Outra solução para reduzir a judicialização e aumentar o acesso é proposta pela advogada Ana Claudia Pirajá Bandeira, presidente da Comissão Especial de Direito da Saúde da Ordem dos Advogados do Brasil (OAB): “Cada vez mais a medicina está mais evoluída. Então, vai ter que trabalhar no sentido de diminuição de cargas tributárias ou impostos. Às vezes um medicamento é caro porque a matéria-prima é cara, mas sabemos que tem alguns medicamentos que chegam muito caro no país e que talvez tivesse que ser rediscutido para dar acesso à sociedade que precisa”.
Pirajá também avalia que as mudanças propostas pelo STJ e pela lei do rol não devem ter muito impacto no número de ações contra os planos de saúde. Contudo, ela explica que houve uma mudança crucial sobre a forma que se constrói um processo para ter acesso a medicamentos e outras terapias que ainda não foram avaliadas ou não estão disponíveis.
“Pelos núcleos que eu trabalho e pelos debates, as pessoas continuaram a entrar na Justiça. Mas elas começaram a fundamentar mais os processos judiciais. Antes entrava e juntava uma declaração do médico e pronto. Agora ela traz um laudo, um parecer e exames complementares mostrando o benefício ao paciente. Temos uma ação mais fundamentada com maior condição de chegar ao fim com uma decisão procedente”, aponta a advogada.
É preciso calma
Na visão do advogado José Luiz Toro da Silva, fundador e presidente do Instituto Brasileiro de Direito da Saúde Suplementar (IBDSS), apesar das questões do rol da ANS terem passado pelo Judiciário e Legislativo, é preciso ter paciência e analisar como os júris do país vão se portar e decidir, entendendo quais os critérios serão levados em consideração.
“Essa lei traz alguns conflitos com a própria lei dos planos de saúde e outras normas, como o Código de Defesa do Consumidor e da Agência Nacional de Vigilância Sanitária (Anvisa).

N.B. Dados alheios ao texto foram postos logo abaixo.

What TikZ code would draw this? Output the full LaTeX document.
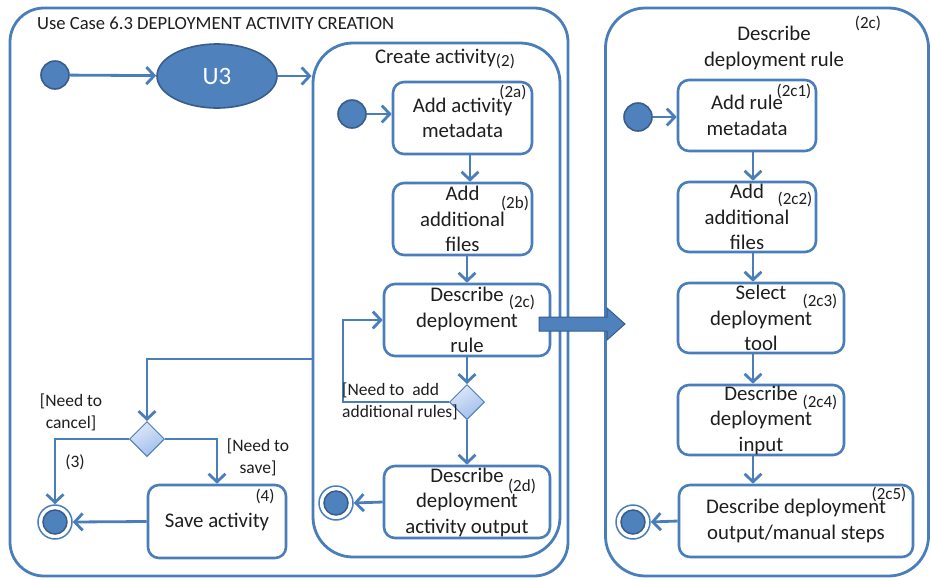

Vai demandar algum tempo para a gente então se adaptar para essa nova sistemática, até que tenha uma jurisprudência, decreto presidencial ou resolução da ANS estabelecendo melhor isso. Da forma que está a lei, vai suscitar muitas dúvidas e controvérsias”, afirma o advogado.
Toro aponta que “não se interpreta a lei aos pedaços” e existem incongruências e conflitos por todos os lados. Como exemplo, cita o caso: um medicamento que não foi aprovado pela Conitec para a inclusão no SUS, mas um juiz com apoio técnico e médico avaliar que as evidências científicas são suficientes para dar parecer favorável ao paciente. Ainda, relembra que todo medicamento utilizado no país deve ter aval da Anvisa.
No entanto, Toro avalia que o número de processos sobre o tema é condizente ao número de usuários de planos de saúde. “Se você levar em consideração que estamos falando de um setor que já está beirando 50 milhões de beneficiários, 150 mil ações também não são tantas assim. A ANS também exerce um papel muito importante nas chamadas Notificação de Intermediação Preliminar (NIP), ou seja, há uma possibilidade das pessoas não ingressarem em juízo, mas procurar através da Agência resolver o seu problema”, propõe como uma das soluções para o tema.
Ele ainda avalia que o período eleitoral e o Brasil polarizado politicamente torna o ambiente inviável para se debater a judicialização da saúde. Contudo, é preciso que a discussão siga para trazer definições que auxiliem todos os envolvidos a manter a sustentabilidade dos sistemas e o acesso dos pacientes aos tratamentos.